Transcribe the whole listing without a single picture.

-- START OF MATERIAL --

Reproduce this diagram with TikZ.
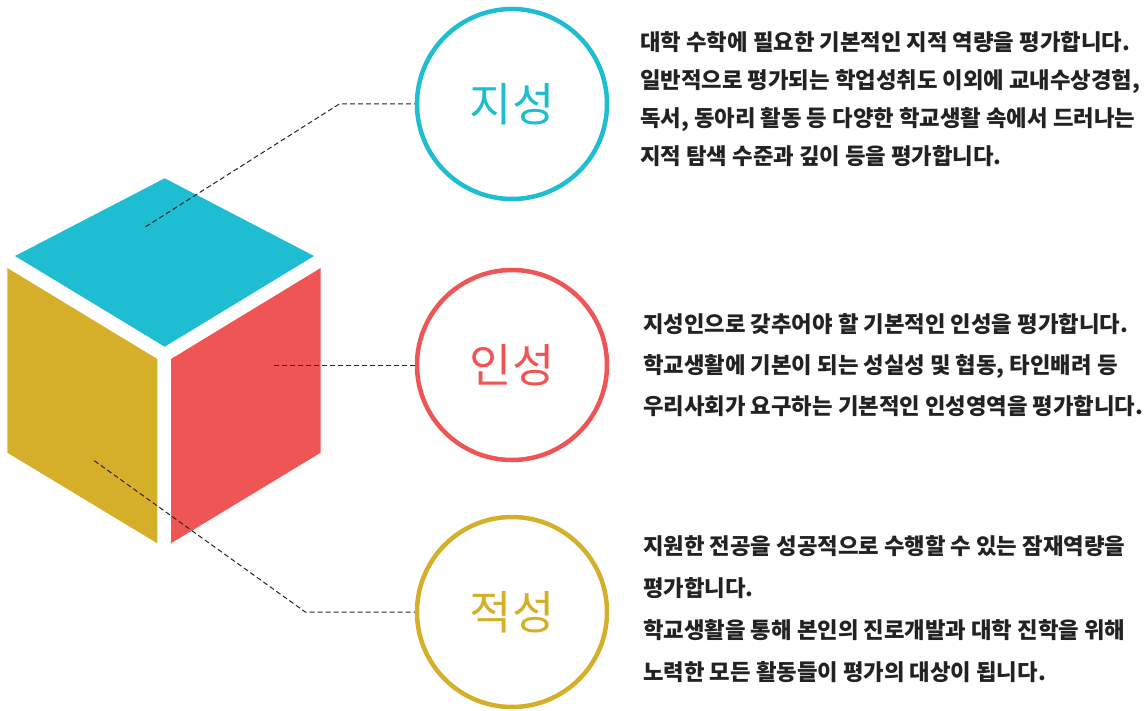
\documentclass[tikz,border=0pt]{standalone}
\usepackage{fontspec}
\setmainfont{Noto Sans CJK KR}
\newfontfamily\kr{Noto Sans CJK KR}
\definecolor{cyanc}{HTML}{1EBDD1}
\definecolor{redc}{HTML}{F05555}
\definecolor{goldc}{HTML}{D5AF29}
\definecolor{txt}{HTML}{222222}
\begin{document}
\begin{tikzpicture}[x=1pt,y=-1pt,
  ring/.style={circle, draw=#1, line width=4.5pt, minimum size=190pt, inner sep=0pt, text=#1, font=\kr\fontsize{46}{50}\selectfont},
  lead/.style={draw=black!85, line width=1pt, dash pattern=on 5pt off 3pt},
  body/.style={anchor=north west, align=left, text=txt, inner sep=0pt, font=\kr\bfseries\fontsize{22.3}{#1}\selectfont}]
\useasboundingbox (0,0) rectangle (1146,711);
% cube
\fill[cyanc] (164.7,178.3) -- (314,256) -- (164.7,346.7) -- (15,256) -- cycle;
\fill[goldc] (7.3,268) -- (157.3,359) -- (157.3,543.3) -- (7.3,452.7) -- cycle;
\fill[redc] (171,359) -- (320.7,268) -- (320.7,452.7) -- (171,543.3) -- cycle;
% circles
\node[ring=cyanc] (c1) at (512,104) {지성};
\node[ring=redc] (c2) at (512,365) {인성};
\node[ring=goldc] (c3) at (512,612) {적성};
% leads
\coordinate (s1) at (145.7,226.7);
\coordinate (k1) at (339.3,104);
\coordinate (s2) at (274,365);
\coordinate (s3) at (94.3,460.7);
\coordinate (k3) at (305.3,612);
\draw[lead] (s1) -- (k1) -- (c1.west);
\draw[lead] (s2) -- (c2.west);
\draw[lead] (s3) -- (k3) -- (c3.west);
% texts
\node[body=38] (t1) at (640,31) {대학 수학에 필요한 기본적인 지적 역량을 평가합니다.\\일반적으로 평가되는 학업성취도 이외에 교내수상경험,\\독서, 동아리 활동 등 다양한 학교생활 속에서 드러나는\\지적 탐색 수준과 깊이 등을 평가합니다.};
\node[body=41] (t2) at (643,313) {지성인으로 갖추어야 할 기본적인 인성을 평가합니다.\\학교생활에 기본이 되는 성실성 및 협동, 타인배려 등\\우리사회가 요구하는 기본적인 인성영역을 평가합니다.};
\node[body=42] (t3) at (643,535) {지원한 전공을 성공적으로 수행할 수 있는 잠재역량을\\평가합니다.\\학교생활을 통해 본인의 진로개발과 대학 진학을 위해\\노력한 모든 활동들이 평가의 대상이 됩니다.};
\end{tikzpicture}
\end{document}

-- END OF MATERIAL --

• **WRITTEN SOLUTION**:
Reproduce this diagram with TikZ.
\documentclass[tikz,border=0pt]{standalone}
\usepackage{fontspec}
\setmainfont{Noto Sans CJK KR}
\newfontfamily\kr{Noto Sans CJK KR}
\definecolor{cyanc}{HTML}{1EBDD1}
\definecolor{redc}{HTML}{F05555}
\definecolor{goldc}{HTML}{D5AF29}
\definecolor{txt}{HTML}{222222}
\begin{document}
\begin{tikzpicture}[x=1pt,y=-1pt,
  ring/.style={circle, draw=#1, line width=4.5pt, minimum size=190pt, inner sep=0pt, text=#1, font=\kr\fontsize{46}{50}\selectfont},
  lead/.style={draw=black!85, line width=1pt, dash pattern=on 5pt off 3pt},
  body/.style={anchor=north west, align=left, text=txt, inner sep=0pt, font=\kr\bfseries\fontsize{22.3}{#1}\selectfont}]
\useasboundingbox (0,0) rectangle (1146,711);
% cube
\fill[cyanc] (164.7,178.3) -- (314,256) -- (164.7,346.7) -- (15,256) -- cycle;
\fill[goldc] (7.3,268) -- (157.3,359) -- (157.3,543.3) -- (7.3,452.7) -- cycle;
\fill[redc] (171,359) -- (320.7,268) -- (320.7,452.7) -- (171,543.3) -- cycle;
% circles
\node[ring=cyanc] (c1) at (512,104) {지성};
\node[ring=redc] (c2) at (512,365) {인성};
\node[ring=goldc] (c3) at (512,612) {적성};
% leads
\coordinate (s1) at (145.7,226.7);
\coordinate (k1) at (339.3,104);
\coordinate (s2) at (274,365);
\coordinate (s3) at (94.3,460.7);
\coordinate (k3) at (305.3,612);
\draw[lead] (s1) -- (k1) -- (c1.west);
\draw[lead] (s2) -- (c2.west);
\draw[lead] (s3) -- (k3) -- (c3.west);
% texts
\node[body=38] (t1) at (640,31) {대학 수학에 필요한 기본적인 지적 역량을 평가합니다.\\일반적으로 평가되는 학업성취도 이외에 교내수상경험,\\독서, 동아리 활동 등 다양한 학교생활 속에서 드러나는\\지적 탐색 수준과 깊이 등을 평가합니다.};
\node[body=41] (t2) at (643,313) {지성인으로 갖추어야 할 기본적인 인성을 평가합니다.\\학교생활에 기본이 되는 성실성 및 협동, 타인배려 등\\우리사회가 요구하는 기본적인 인성영역을 평가합니다.};
\node[body=42] (t3) at (643,535) {지원한 전공을 성공적으로 수행할 수 있는 잠재역량을\\평가합니다.\\학교생활을 통해 본인의 진로개발과 대학 진학을 위해\\노력한 모든 활동들이 평가의 대상이 됩니다.};
\end{tikzpicture}
\end{document}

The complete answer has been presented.